С. М.: Где-то в своих «Дневниках» Шмеман пишет о том, что человеку нужно научиться чувствовать Господне дыхание Бога в самых простых вещах… Отец Александр словно развивает, расширяет, уточняет мысль Пушкина о «двух-трех моментах», двух-трех счастливых ночах.

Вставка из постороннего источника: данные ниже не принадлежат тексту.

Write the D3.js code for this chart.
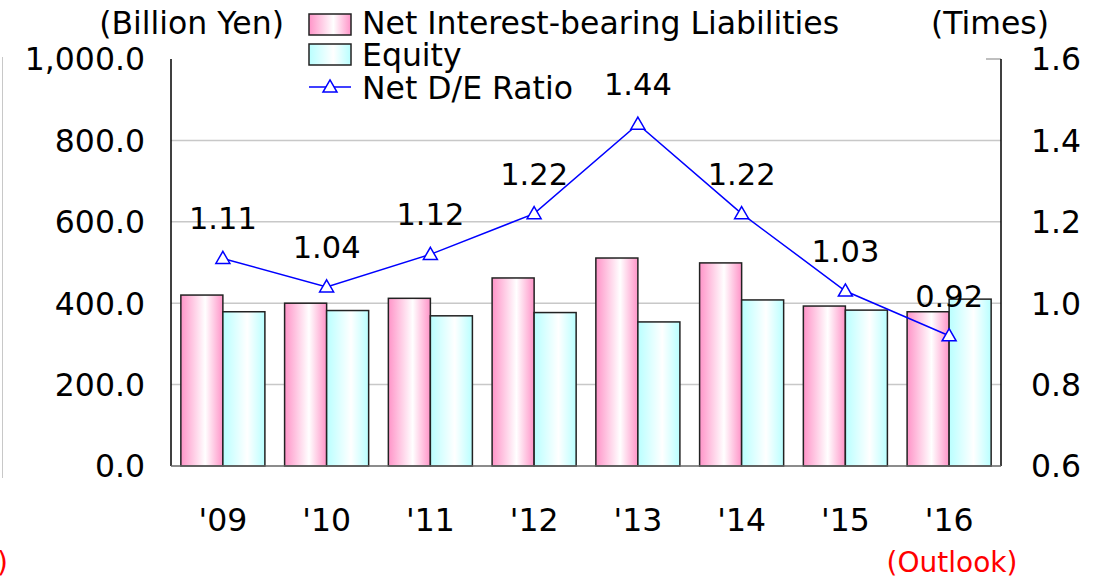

С. К.: Митрополит Антоний Сурожский утверждал, что человек не может уверовать, пока не увидит отблеск веры на лице другого человека. Искусство в этом смысле есть указующий перст именно на тот самый «отблеск веры на лице другого человека». Достоевский лично любил Христа, у него была такая любовь ко Христу, что когда о Христе что-то говорили, он плакать начинал. По воспоминаниям, у него лицо искажалось, он не мог равнодушно это переносить. Эта его живая вера вся воплощена в его творчестве. Книга Фуделя о Достоевском посвящена именно этой, живой вере писателя во Христа… То же самое можно сказать об Арсении Тарковском. Я не знаю, насколько он был церковным человеком, дело даже не в этом. А дело в том, что в нем жила эта живая вера. Она жила в его сердце. И через его сердце она сумела воплотиться в слове. Ведь бывает так, что живая вера есть, но в слове воплотиться — дара нет. Я часто вспоминаю слова Семёна Франка, называвшего любого русского поэта религиозным мыслителем. Арсений Тарковский — то самое. Он действительно религиозный мыслитель. Хотя у него была и личная вера — об этом свидетельствуют, например, некоторые записи в его записных книжках, которые приводит дочь Арсения Александровича Марина Тарковская в книге «Осколки зеркала». Через стихи Тарковского можно ощутить священную реальность, которая «просвечивает» сквозь предметы и явления земного мира.